Rifle Reinstated

An outpouring of public and private support for West Virginia University's rifle program, including a $100,000 commitment from the West Virginia Legislature, will allow the team to return to NCAA status, WVU President David C. Hardesty Jr. announced Thursday (March 25).

"West Virginia University officials have made a decision to reinstate the rifle team as an NCAA sport as of July 1, 2004," Hardesty said, "and to continue the newly formed rifle club."

The team will remain under the Department of Intercollegiate Athletics; the rifle club will remain a student organization within Student Affairs.

Hardesty noted that the University made a "painful and difficult decision" last spring to eliminate rifle and four other varsity sports. But he stressed that the decision was based on the constraints of the dwindling budgets and support.

"The Department of Intercollegiate Athletics at the time had little choice and made an appropriate, good-faith decision," he said.

Director of Athletics Ed Pastilong added, "The financial support provided from the state budget will allow us to reinstate the rifle team as an NCAA varsity sport. Our charge is to field competitive athletic teams while remaining self-sufficient. Increased operating costs, including increases in tuition, forced us to make the difficult decision that many institutions have had to make in reducing the number of sponsored sports. This legislative funding will provide an immediate operating budget for rifle, and potential fund-raising efforts by the rifle club and other supporters may allow us to increase the sport's funding in the future."

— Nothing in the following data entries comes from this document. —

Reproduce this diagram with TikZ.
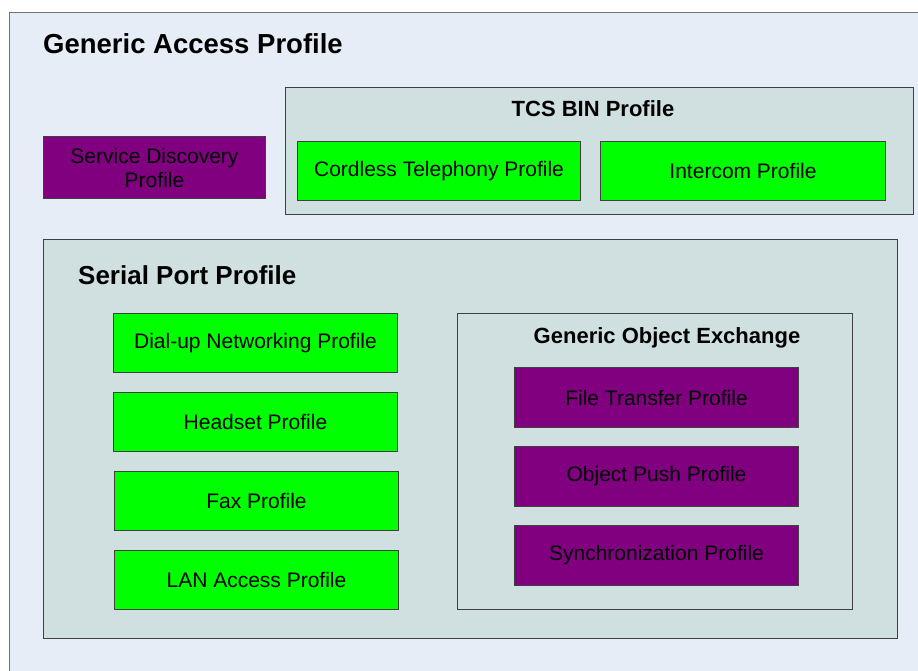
\documentclass[tikz,border=0pt]{standalone}
\usepackage{fontspec}
\setmainfont{Liberation Sans}
\definecolor{gapbg}{HTML}{E6EDF7}
\definecolor{grpbg}{HTML}{D0E0E1}
\definecolor{gr}{HTML}{00FF00}
\definecolor{pu}{HTML}{800080}
\definecolor{edge}{HTML}{404040}
\tikzset{
  box/.style={draw=edge, line width=1pt, anchor=north west, inner sep=0pt, align=center, font=\fontsize{21}{24}\selectfont, text=black},
  greenbox/.style={box, fill=gr},
  purplebox/.style={box, fill=pu, text=black},
  grpbox/.style={draw=edge, line width=1pt, fill=grpbg},
  ttl/.style={font=\bfseries\fontsize{22}{24}\selectfont, inner sep=0pt}
}
\begin{document}
\begin{tikzpicture}[x=1pt,y=-1pt]
\useasboundingbox (0,0) rectangle (918,670);
\clip (0,0) rectangle (918,670);
\fill[white] (0,0) rectangle (918,670);
% outer box
\draw[draw=gray!90!black, line width=1pt, fill=gapbg] (9.5,12.5) rectangle (940,700);
\node[ttl, anchor=base west, font=\bfseries\fontsize{27.5}{30}\selectfont] (gap) at (43,53) {Generic Access Profile};
% Service discovery
\node[purplebox, minimum width=222pt, minimum height=62pt] (sdp) at (43,136) {Service Discovery\\Profile};
% TCS BIN
\draw[grpbox] (285,87) rectangle (913,214);
\node[ttl, anchor=base] (tcs) at (593,116) {TCS BIN Profile};
\node[greenbox, minimum width=283pt, minimum height=59pt] (ctp) at (297,141) {Cordless Telephony Profile};
\node[greenbox, minimum width=285pt, minimum height=59pt] (icp) at (600,141) {Intercom Profile};
% Serial port
\draw[grpbox] (43,239) rectangle (897,638);
\node[ttl, anchor=base west, font=\bfseries\fontsize{26}{28}\selectfont] (spp) at (78,284) {Serial Port Profile};
\node[greenbox, minimum width=284pt, minimum height=59pt] (dun) at (113,313) {Dial-up Networking Profile};
\node[greenbox, minimum width=284pt, minimum height=59pt] (hsp) at (113,392) {Headset Profile};
\node[greenbox, minimum width=284pt, minimum height=59pt] (fax) at (114,471) {Fax Profile};
\node[greenbox, minimum width=284pt, minimum height=59pt] (lan) at (114,550) {LAN Access Profile};
% GOEP
\draw[grpbox] (457,313) rectangle (852,609);
\node[ttl, anchor=base] (goep) at (667,343) {Generic Object Exchange};
\node[purplebox, minimum width=284pt, minimum height=60pt] (ftp) at (514,367) {File Transfer Profile};
\node[purplebox, minimum width=284pt, minimum height=60pt] (opp) at (514,446) {Object Push Profile};
\node[purplebox, minimum width=284pt, minimum height=60pt] (syn) at (514,525) {Synchronization Profile};
\end{tikzpicture}
\end{document}
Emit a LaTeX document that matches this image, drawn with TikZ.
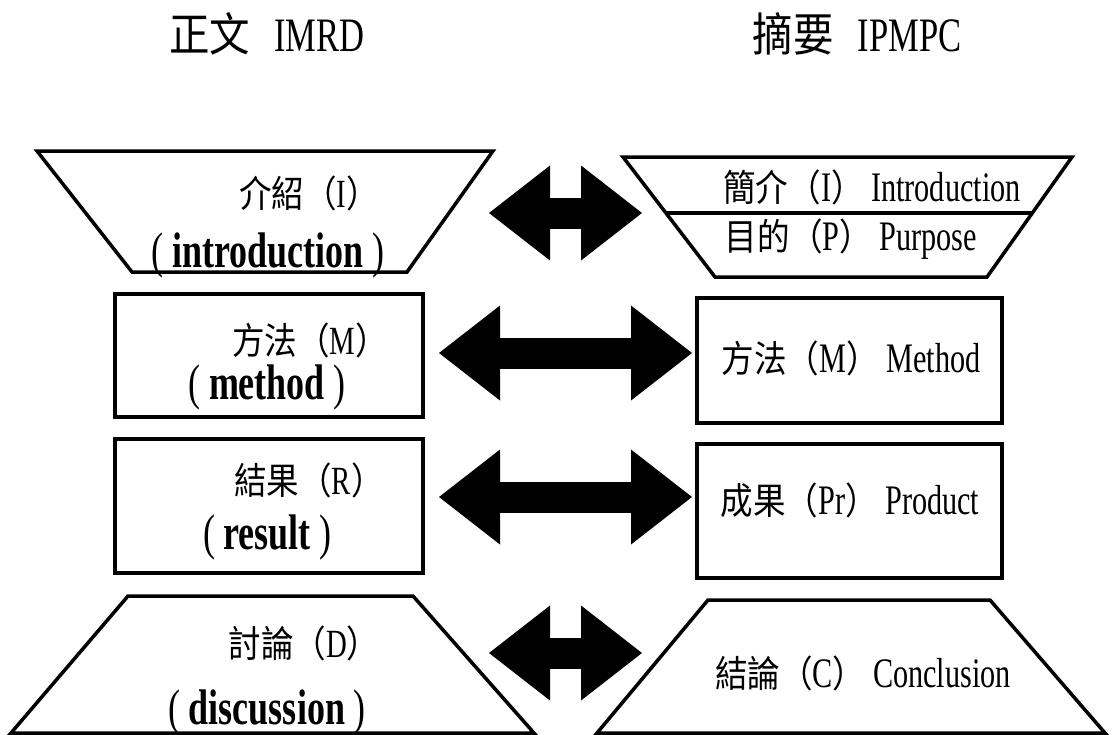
\documentclass[tikz,border=0pt]{standalone}
\usepackage{fontspec}
\setmainfont{Liberation Serif}[FakeStretch=0.72]
\newfontfamily\cjk{Noto Sans CJK TC}[FakeStretch=0.88]
\usetikzlibrary{arrows.meta,calc}
\usetikzlibrary{positioning}
\newcommand{\zhsz}{33}
\newcommand{\zh}[1]{{\cjk\fontsize{\zhsz}{\zhsz}\selectfont #1}}
\tikzset{
  outline/.style={line width=3.5pt, line join=miter},
  twoway/.style={line width=31pt,
    {Triangle[length=61pt,width=95pt,line width=0pt]}-{Triangle[length=61pt,width=95pt,line width=0pt]}},
  headtext/.style={font={\renewcommand{\zhsz}{46}\fontsize{48}{54}\selectfont}, inner sep=0pt},
  zhlabel/.style={font={\renewcommand{\zhsz}{37}\fontsize{40}{46}\selectfont}, inner sep=0pt},
  enlabel/.style={font=\fontsize{50}{56}\selectfont, inner sep=0pt},
  rlabel/.style={font={\renewcommand{\zhsz}{37}\fontsize{42}{48}\selectfont}, inner sep=0pt},
}

\begin{document}
\begin{tikzpicture}[x=1pt,y=-1pt]
  \useasboundingbox (0,0) rectangle (1113,734);
  % titles
  \node[headtext] (imrd) at (267,34) {\zh{正文}\hspace{24pt}IMRD};
  \node[headtext] (ipmpc) at (857,34) {\zh{摘要}\hspace{24pt}IPMPC};

  % left column
  \draw[outline] (37,151) -- (493,151) -- (407,272) -- (132,272) -- cycle;
  \draw[outline] (115,294) rectangle (423,417);
  \draw[outline] (115,439) rectangle (423,573);
  \draw[outline] (128,596) -- (413,596) -- (534,733) -- (11,733) -- cycle;
  \node[zhlabel] (intro) at (309,193) {\zh{介紹（}I\zh{）}};
  \node[enlabel] (introen) at (268,255) {(\,\textbf{introduction}\,)};
  \node[zhlabel] (meth) at (310,340) {\zh{方法（}M\zh{）}};
  \node[enlabel] (methen) at (267,387) {(\,\textbf{method}\,)};
  \node[zhlabel] (res) at (309,480) {\zh{結果（}R\zh{）}};
  \node[enlabel] (resen) at (267,537) {(\,\textbf{result}\,)};
  \node[zhlabel] (disc) at (304,643) {\zh{討論（}D\zh{）}};
  \node[enlabel] (discen) at (267,712) {(\,\textbf{discussion}\,)};

  % right column
  \coordinate (ta) at (623,157);
  \coordinate (tb) at (1072,157);
  \coordinate (tc) at (987,277);
  \coordinate (td) at (715,277);
  \draw[outline] (ta) -- (tb) -- (tc) -- (td) -- cycle;
  \draw[outline] ($(ta)!.467!(td)$) -- ($(tb)!.467!(tc)$);
  \draw[outline] (697,298) rectangle (1002,423);
  \draw[outline] (697,444) rectangle (1002,578);
  \draw[outline] (708,600) -- (990,600) -- (1105,733) -- (597,733) -- cycle;
  \node[rlabel] (rintro) at (872,187) {\zh{簡介（}I\zh{）} Introduction};
  \node[rlabel] (rpurp) at (851,239) {\zh{目的（}P\zh{）} Purpose};
  \node[rlabel] (rmeth) at (851,358) {\zh{方法（}M\zh{）} Method};
  \node[rlabel] (rprod) at (850,500) {\zh{成果（}Pr\zh{）} Product};
  \node[rlabel] (rconc) at (863,673) {\zh{結論（}C\zh{）} Conclusion};

  % arrows
  \coordinate (a1l) at (489,213);  \coordinate (a1r) at (642,213);
  \coordinate (a2l) at (439,353);  \coordinate (a2r) at (692,353);
  \coordinate (a3l) at (439,497);  \coordinate (a3r) at (692,497);
  \coordinate (a4l) at (489,653);  \coordinate (a4r) at (642,653);
  \draw[twoway] (a1l) -- (a1r);
  \draw[twoway] (a2l) -- (a2r);
  \draw[twoway] (a3l) -- (a3r);
  \draw[twoway] (a4l) -- (a4r);
\end{tikzpicture}
\end{document}
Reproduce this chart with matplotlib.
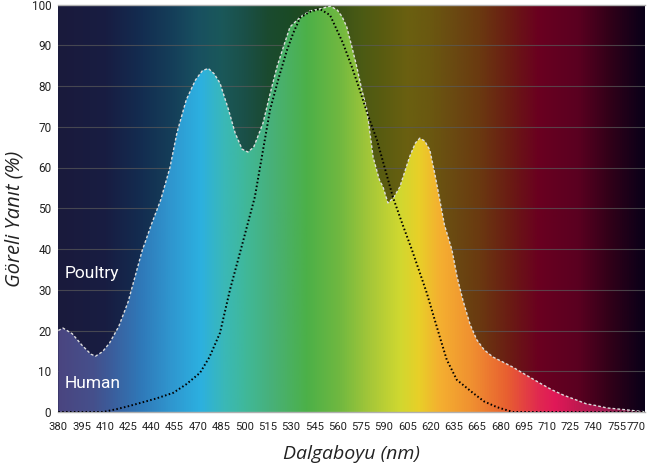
import numpy as np
import matplotlib
matplotlib.use('Agg')
import matplotlib.pyplot as plt
from matplotlib.colors import LinearSegmentedColormap
from matplotlib.patches import Polygon

# Tick labels are evenly spaced (note: 650 is skipped in the original)
wavelength_labels = [380, 395, 410, 425, 440, 455, 470, 485, 500, 515, 530, 545, 560,
                     575, 590, 605, 620, 635, 665, 680, 695, 710, 725, 740, 755, 770]
yticks = list(range(0, 101, 10))

# curves, x given in tick-slot units (0 = 380 label, 25 = 770 label)
poultry_x = [0, 0.2, 0.6, 1.0, 1.4, 1.6, 1.9, 2.2, 2.6, 3.0, 3.6, 4.0, 4.4, 4.8, 5.1, 5.5,
             5.9, 6.2, 6.45, 6.7, 6.95, 7.3, 7.6, 7.9, 8.15, 8.4, 8.8, 9.1, 9.4, 9.7, 9.96,
             10.4, 10.8, 11.3, 11.7, 12.0, 12.2, 12.4, 12.62, 12.83, 13.05, 13.27, 13.53,
             13.8, 13.96, 14.17, 14.4, 14.68, 15.1, 15.35, 15.54, 15.75, 15.97, 16.2, 16.4,
             16.6, 16.92, 17.15, 17.39, 17.7, 17.99, 18.3, 18.68, 19.1, 19.54, 20.1, 20.7,
             21.2, 21.69, 22.2, 22.7, 23.1, 23.58, 24.3, 25.13, 25.22]
poultry_y = [20.0, 20.6, 19.2, 16.5, 14.2, 13.7, 14.8, 16.9, 21, 27, 39.5, 46, 52, 60, 68.5,
             76.6, 81.5, 83.8, 84.3, 83, 80.7, 74.5, 68.5, 64.5, 63.8, 65, 70.9, 78, 84.7,
             90, 94.5, 96.9, 98.4, 99.0, 99.6, 98.6, 97, 94.5, 89.6, 84.7, 79, 74.1, 62.6,
             57, 55.2, 51.3, 52.5, 55.2, 62.6, 66, 67.2, 66.5, 64.3, 58, 52, 45.9, 39.8, 33,
             27.5, 21.5, 17.7, 15.3, 13.5, 12.3, 11, 9.1, 7.1, 5.5, 4.2, 3.1, 2, 1.6, 1.0,
             0.6, 0.1, 0]
human_x = [0, 1.93, 2.5, 3.0, 3.51, 4.2, 4.94, 5.5, 6.09, 6.5, 6.95, 7.38, 7.9, 8.45, 9.1,
           9.5, 9.83, 10.1, 10.39, 10.8, 11.24, 11.68, 12.23, 12.6, 12.96, 13.3, 13.7,
           14.38, 14.8, 15.2, 15.84, 16.4, 16.7, 17.13, 17.82, 18.3, 18.85, 19.54, 25.22]
human_y = [0, 0, 0.7, 1.4, 2.2, 3.3, 4.7, 6.8, 9.6, 13.5, 19.4, 30, 41, 52.8, 74.1, 82.5,
           88.8, 93, 96.7, 98.2, 98.9, 97.4, 90.6, 85, 79, 73, 66.7, 52.8, 46, 39.8, 29.2,
           18.4, 12.8, 7.9, 4.7, 2.6, 1.2, 0, 0]

XMAX = 25.22

# spectrum colours (slot position, colour)
bright_stops = [(0, '#4a4580'), (1.5, '#45508c'), (2.1, '#3d5a98'), (3.5, '#2f78b8'),
                (4.9, '#2f98d0'), (6.1, '#2cb0e0'), (7.1, '#3ab8b8'), (8.1, '#40b898'),
                (9.2, '#48b078'), (10.7, '#4cb048'), (12.1, '#70b840'), (13.5, '#a8c838'),
                (14.7, '#d0d830'), (15.5, '#e8d028'), (16.4, '#f4b030'), (17.8, '#f09030'),
                (19.3, '#e86030'), (20.7, '#e02850'), (21.4, '#e01858'), (22.4, '#c01850'),
                (23.5, '#a01a50'), (24.5, '#801a48'), (XMAX, '#6a1840')]
dark_stops = [(0, '#1a1a3c'), (2, '#181d42'), (3.5, '#132c50'), (5, '#15405a'),
              (6, '#185060'), (7, '#1a585a'), (8, '#1a5048'), (9, '#1a4a30'),
              (10, '#1a4a25'), (11, '#264a1e'), (12, '#3a5218'), (13, '#4a5a14'),
              (14, '#5a5c10'), (15, '#6a6010'), (16, '#6a5810'), (17, '#6a4a12'),
              (18.1, '#6a3a10'), (19.5, '#6a1a14'), (20.7, '#6a0020'), (22.4, '#5a0020'),
              (23.8, '#300018'), (XMAX, '#0a0018')]


def make_cmap(name, stops):
    return LinearSegmentedColormap.from_list(name, [(p / XMAX, c) for p, c in stops])


narrow = ['Roboto', 'DejaVu Sans']
label_font = ['Open Sans', 'DejaVu Sans']

fig = plt.figure(figsize=(6.47, 4.68), dpi=100)
ax = fig.add_axes([58.3 / 647, 1 - 412 / 468, (645 - 58.3) / 647, (412 - 4.5) / 468])

grad = np.linspace(0, 1, 512).reshape(1, -1)
ax.imshow(grad, cmap=make_cmap('dark', dark_stops), extent=[0, XMAX, 0, 100],
          aspect='auto', zorder=0)

for v in yticks[1:-1]:
    ax.axhline(v, color='#5a5a5a', lw=0.8, alpha=0.7, zorder=1)

verts = list(zip(poultry_x, poultry_y)) + [(XMAX, 0), (0, 0)]
poly = Polygon(verts, closed=True, facecolor='none', edgecolor='none')
ax.add_patch(poly)
fill = ax.imshow(grad, cmap=make_cmap('bright', bright_stops), extent=[0, XMAX, 0, 100],
                 aspect='auto', zorder=2)
fill.set_clip_path(poly)

ax.plot(poultry_x, poultry_y, color='#dcdcdc', lw=1.0, ls=(0, (2, 1.5)), zorder=3)
ax.plot(human_x, human_y, color='black', lw=1.4, ls=(0, (0.8, 1.2)), zorder=4)

ax.text(0.28, 32.9, 'Poultry', color='white', fontsize=12.5, family=narrow,
        va='baseline', ha='left', zorder=5)
ax.text(0.28, 5.9, 'Human', color='white', fontsize=12.5, family=narrow,
        va='baseline', ha='left', zorder=5)

ax.set_xlim(0, XMAX)
ax.set_ylim(0, 100)
# last label sits against the figure edge, pull it in slightly so it is not clipped
tick_pos = list(range(len(wavelength_labels)))
tick_pos[-1] -= 0.17
ax.set_xticks(tick_pos)
ax.set_xticklabels([str(w) for w in wavelength_labels], family=narrow, fontsize=8.1,
                   color='#222222')
ax.set_yticks(yticks)
ax.set_yticklabels([str(v) for v in yticks], family=narrow, fontsize=8.5, color='#222222')
ax.tick_params(axis='both', length=0)
ax.tick_params(axis='x', pad=7)
ax.tick_params(axis='y', pad=5)

for side in ['left', 'right']:
    ax.spines[side].set_visible(False)
for side in ['top', 'bottom']:
    ax.spines[side].set_color('#b0b0b0')
    ax.spines[side].set_linewidth(1.0)

fig.text(351 / 647, 1 - 454 / 468, 'Dalgaboyu (nm)', fontsize=14, style='italic',
         family=label_font, color='#222222', ha='center', va='center')
fig.text(15 / 647, 1 - 219 / 468, 'Göreli Yanıt (%)', fontsize=14.5, style='italic',
         family=label_font, color='#222222', ha='center', va='center',
         rotation=90)

fig.savefig('out.png', dpi=100)
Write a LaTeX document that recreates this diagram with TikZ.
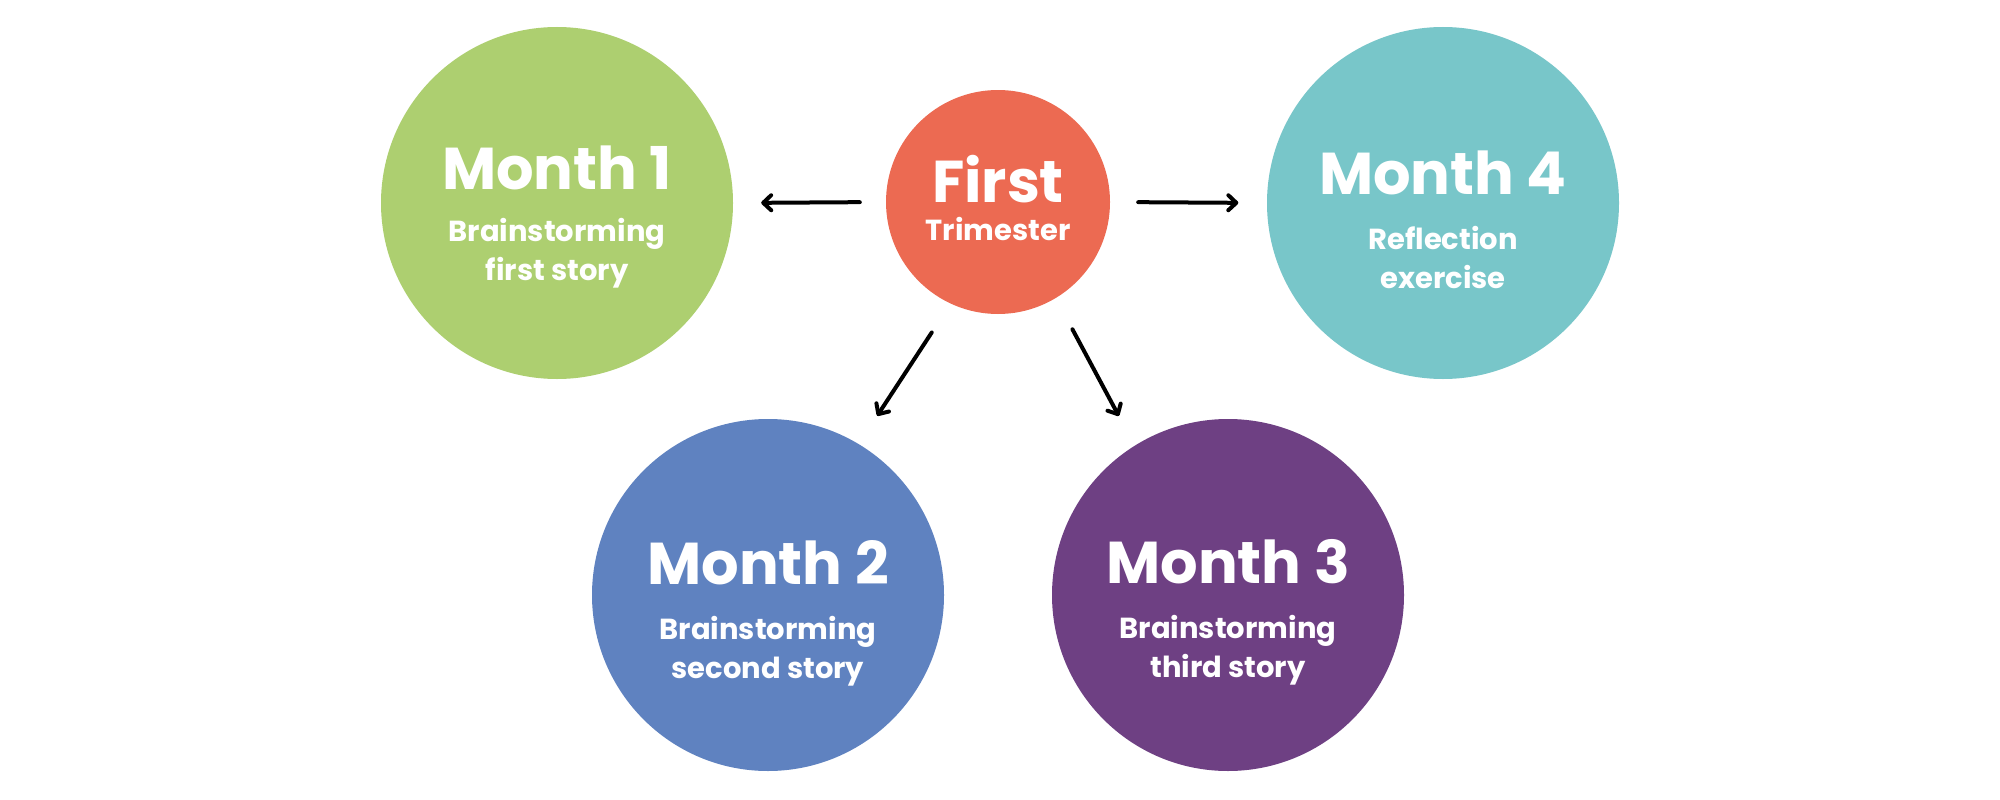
\documentclass[tikz,border=0pt]{standalone}
\usepackage{fontspec}
\setmainfont{Poppins}
\usetikzlibrary{arrows.meta}
\definecolor{cgreen}{HTML}{ADCF70}
\definecolor{cred}{HTML}{EC6A52}
\definecolor{cteal}{HTML}{78C6C9}
\definecolor{cblue}{HTML}{5F82C0}
\definecolor{cpurple}{HTML}{6E4083}
\tikzset{
  bigcircle/.style={circle, minimum size=352pt, inner sep=0pt},
  hubcircle/.style={circle, minimum size=224pt, inner sep=0pt, fill=cred},
  titletext/.style={anchor=base, text=white, inner sep=0pt, font=\fontsize{59}{59}\selectfont\bfseries},
  subtext/.style={anchor=base, text=white, inner sep=0pt, align=center, font=\fontsize{29}{39}\selectfont\bfseries},
  arr/.style={draw=black, line width=4pt, line cap=round, line join=round,
    -{Straight Barb[round, length=8pt, width=15pt]}}
}
\begin{document}
\begin{tikzpicture}[x=1pt,y=-1pt]
\useasboundingbox[fill=white] (0,0) rectangle (2000,800);
\node[bigcircle, fill=cgreen] (m1) at (557,203) {};
\node[hubcircle] (first) at (998,202) {};
\node[bigcircle, fill=cteal] (m4) at (1443,203) {};
\node[bigcircle, fill=cblue] (m2) at (768,595) {};
\node[bigcircle, fill=cpurple] (m3) at (1228,595) {};
% texts (subtitle nodes are anchored at the baseline of their last line)
\node[titletext] (m1t) at (557,189) {Month 1};
\node[subtext] (m1s) at (557,280) {Brainstorming\\first story};
\node[titletext] (ft) at (998,202) {First};
\node[subtext] (fs) at (998,240) {Trimester};
\node[titletext] (m4t) at (1443,194) {Month 4};
\node[subtext] (m4s) at (1443,288) {Reflection\\exercise};
\node[titletext] (m2t) at (768,584) {Month 2};
\node[subtext] (m2s) at (768,678) {Brainstorming\\second story};
\node[titletext] (m3t) at (1228,583) {Month 3};
\node[subtext] (m3s) at (1228,677) {Brainstorming\\third story};
% arrows
\draw[arr, shorten <=26pt, shorten >=28pt] (first.west) -- (m1.east);
\draw[arr, shorten <=28pt, shorten >=28.5pt] (first.east) -- (m4.west);
\draw[arr, shorten <=34.4pt, shorten >=33.7pt] (first.-115.6) -- (m2.59.7);
\draw[arr, shorten <=35.3pt, shorten >=33.6pt] (first.-59.9) -- (m3.122.3);
\end{tikzpicture}
\end{document}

Hardesty stressed that over the past few years, the loss of more than $30 million, due to a combination of state budget cuts to WVU and additional state insurance costs, has forced the University to make many difficult fiscal decisions, "sometimes eliminating programs or activities that people across the state value dearly."

The decision to eliminate rifle, he added, energized a support base across the state - from the halls of the state Capitol to citizens on the street.

"The outpouring of public and private support we've received on this issue has been overwhelming," he added. "Without the financial backing the team has received, the University just could not justify reinstatement with funding from the institution's general budget."

Hardesty stressed that the University is committed to maintaining the University's 16 current NCAA sports, in addition to rifle: baseball, men's basketball, women's basketball, women's cross country, football, women's gymnastics, women's rowing, women's indoor track, women's outdoor track, women's soccer, men's soccer, men's swimming, women's swimming, women's tennis, volleyball and wrestling.

Hardesty said the future of the rifle team will be dependent on continued state support and pending private support. He said that the university faces ongoing budget problems that will impact all of its operations. In addition to the $30 million WVU has lost in the past several years, the institution's budget will be cut another $7 million (including main and HSC campuses) in the coming fiscal year.

"We face many difficult decisions in the future," he added, "and we need the support of the Legislature and the University's many alumni and friends."